▶ _To do_
Copy the data that follows exactly. Include no pictures.

## START Data provided

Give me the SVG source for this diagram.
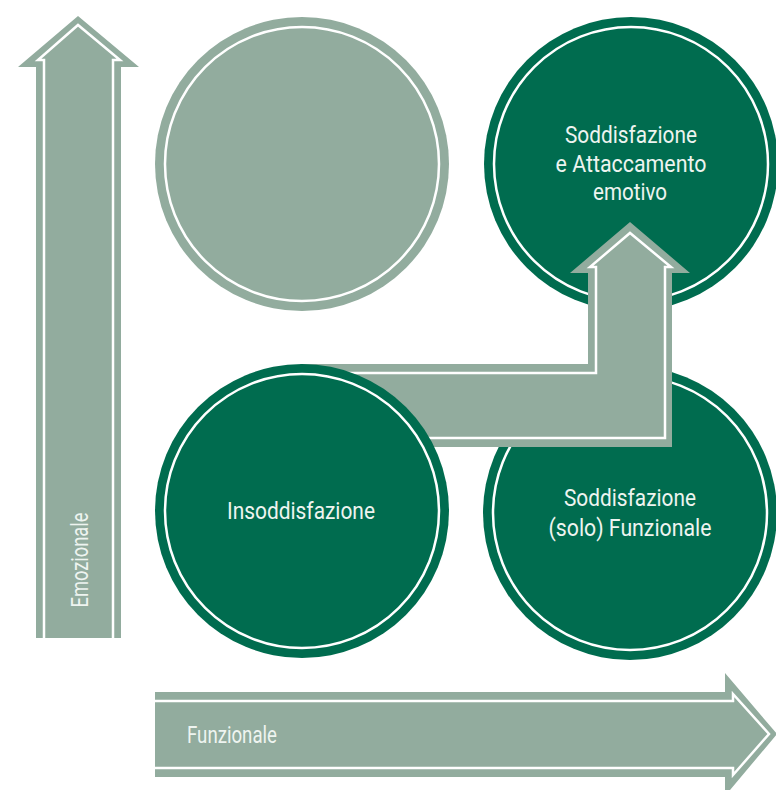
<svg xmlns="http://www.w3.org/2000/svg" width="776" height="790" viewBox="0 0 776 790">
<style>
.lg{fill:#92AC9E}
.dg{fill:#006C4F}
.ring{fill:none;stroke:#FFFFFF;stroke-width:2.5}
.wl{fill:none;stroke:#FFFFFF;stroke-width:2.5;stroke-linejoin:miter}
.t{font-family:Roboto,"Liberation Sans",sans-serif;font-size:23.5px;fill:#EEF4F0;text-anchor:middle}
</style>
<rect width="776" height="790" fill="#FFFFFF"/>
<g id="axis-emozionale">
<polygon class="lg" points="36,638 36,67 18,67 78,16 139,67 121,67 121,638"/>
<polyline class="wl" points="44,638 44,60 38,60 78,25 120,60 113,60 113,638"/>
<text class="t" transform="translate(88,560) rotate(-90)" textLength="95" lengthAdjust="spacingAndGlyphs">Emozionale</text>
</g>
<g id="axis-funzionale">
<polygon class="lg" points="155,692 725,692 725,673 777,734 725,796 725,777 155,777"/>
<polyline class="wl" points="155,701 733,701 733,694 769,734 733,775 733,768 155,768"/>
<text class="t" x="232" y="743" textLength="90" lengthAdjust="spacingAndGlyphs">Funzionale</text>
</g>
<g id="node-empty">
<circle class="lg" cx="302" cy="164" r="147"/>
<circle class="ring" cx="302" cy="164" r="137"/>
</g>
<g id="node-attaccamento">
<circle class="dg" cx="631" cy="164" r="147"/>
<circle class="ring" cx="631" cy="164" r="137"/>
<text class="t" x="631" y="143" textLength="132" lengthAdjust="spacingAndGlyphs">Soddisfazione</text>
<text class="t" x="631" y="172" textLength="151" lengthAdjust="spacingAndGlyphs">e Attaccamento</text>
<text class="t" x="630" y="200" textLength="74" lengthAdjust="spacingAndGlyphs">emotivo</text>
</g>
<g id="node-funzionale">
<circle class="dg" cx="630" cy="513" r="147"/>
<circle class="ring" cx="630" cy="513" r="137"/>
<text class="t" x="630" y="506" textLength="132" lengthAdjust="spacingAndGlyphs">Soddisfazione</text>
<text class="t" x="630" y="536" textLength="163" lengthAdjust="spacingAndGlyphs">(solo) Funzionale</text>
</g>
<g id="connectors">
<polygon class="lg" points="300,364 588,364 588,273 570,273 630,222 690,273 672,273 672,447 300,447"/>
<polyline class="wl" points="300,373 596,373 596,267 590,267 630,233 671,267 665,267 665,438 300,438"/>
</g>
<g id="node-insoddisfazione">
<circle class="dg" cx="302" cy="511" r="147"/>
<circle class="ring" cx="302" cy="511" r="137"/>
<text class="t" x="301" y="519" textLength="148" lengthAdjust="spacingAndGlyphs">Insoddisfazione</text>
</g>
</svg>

## END Data provided

▶ _Task response_
Give me the SVG source for this diagram.
<svg xmlns="http://www.w3.org/2000/svg" width="776" height="790" viewBox="0 0 776 790">
<style>
.lg{fill:#92AC9E}
.dg{fill:#006C4F}
.ring{fill:none;stroke:#FFFFFF;stroke-width:2.5}
.wl{fill:none;stroke:#FFFFFF;stroke-width:2.5;stroke-linejoin:miter}
.t{font-family:Roboto,"Liberation Sans",sans-serif;font-size:23.5px;fill:#EEF4F0;text-anchor:middle}
</style>
<rect width="776" height="790" fill="#FFFFFF"/>
<g id="axis-emozionale">
<polygon class="lg" points="36,638 36,67 18,67 78,16 139,67 121,67 121,638"/>
<polyline class="wl" points="44,638 44,60 38,60 78,25 120,60 113,60 113,638"/>
<text class="t" transform="translate(88,560) rotate(-90)" textLength="95" lengthAdjust="spacingAndGlyphs">Emozionale</text>
</g>
<g id="axis-funzionale">
<polygon class="lg" points="155,692 725,692 725,673 777,734 725,796 725,777 155,777"/>
<polyline class="wl" points="155,701 733,701 733,694 769,734 733,775 733,768 155,768"/>
<text class="t" x="232" y="743" textLength="90" lengthAdjust="spacingAndGlyphs">Funzionale</text>
</g>
<g id="node-empty">
<circle class="lg" cx="302" cy="164" r="147"/>
<circle class="ring" cx="302" cy="164" r="137"/>
</g>
<g id="node-attaccamento">
<circle class="dg" cx="631" cy="164" r="147"/>
<circle class="ring" cx="631" cy="164" r="137"/>
<text class="t" x="631" y="143" textLength="132" lengthAdjust="spacingAndGlyphs">Soddisfazione</text>
<text class="t" x="631" y="172" textLength="151" lengthAdjust="spacingAndGlyphs">e Attaccamento</text>
<text class="t" x="630" y="200" textLength="74" lengthAdjust="spacingAndGlyphs">emotivo</text>
</g>
<g id="node-funzionale">
<circle class="dg" cx="630" cy="513" r="147"/>
<circle class="ring" cx="630" cy="513" r="137"/>
<text class="t" x="630" y="506" textLength="132" lengthAdjust="spacingAndGlyphs">Soddisfazione</text>
<text class="t" x="630" y="536" textLength="163" lengthAdjust="spacingAndGlyphs">(solo) Funzionale</text>
</g>
<g id="connectors">
<polygon class="lg" points="300,364 588,364 588,273 570,273 630,222 690,273 672,273 672,447 300,447"/>
<polyline class="wl" points="300,373 596,373 596,267 590,267 630,233 671,267 665,267 665,438 300,438"/>
</g>
<g id="node-insoddisfazione">
<circle class="dg" cx="302" cy="511" r="147"/>
<circle class="ring" cx="302" cy="511" r="137"/>
<text class="t" x="301" y="519" textLength="148" lengthAdjust="spacingAndGlyphs">Insoddisfazione</text>
</g>
</svg>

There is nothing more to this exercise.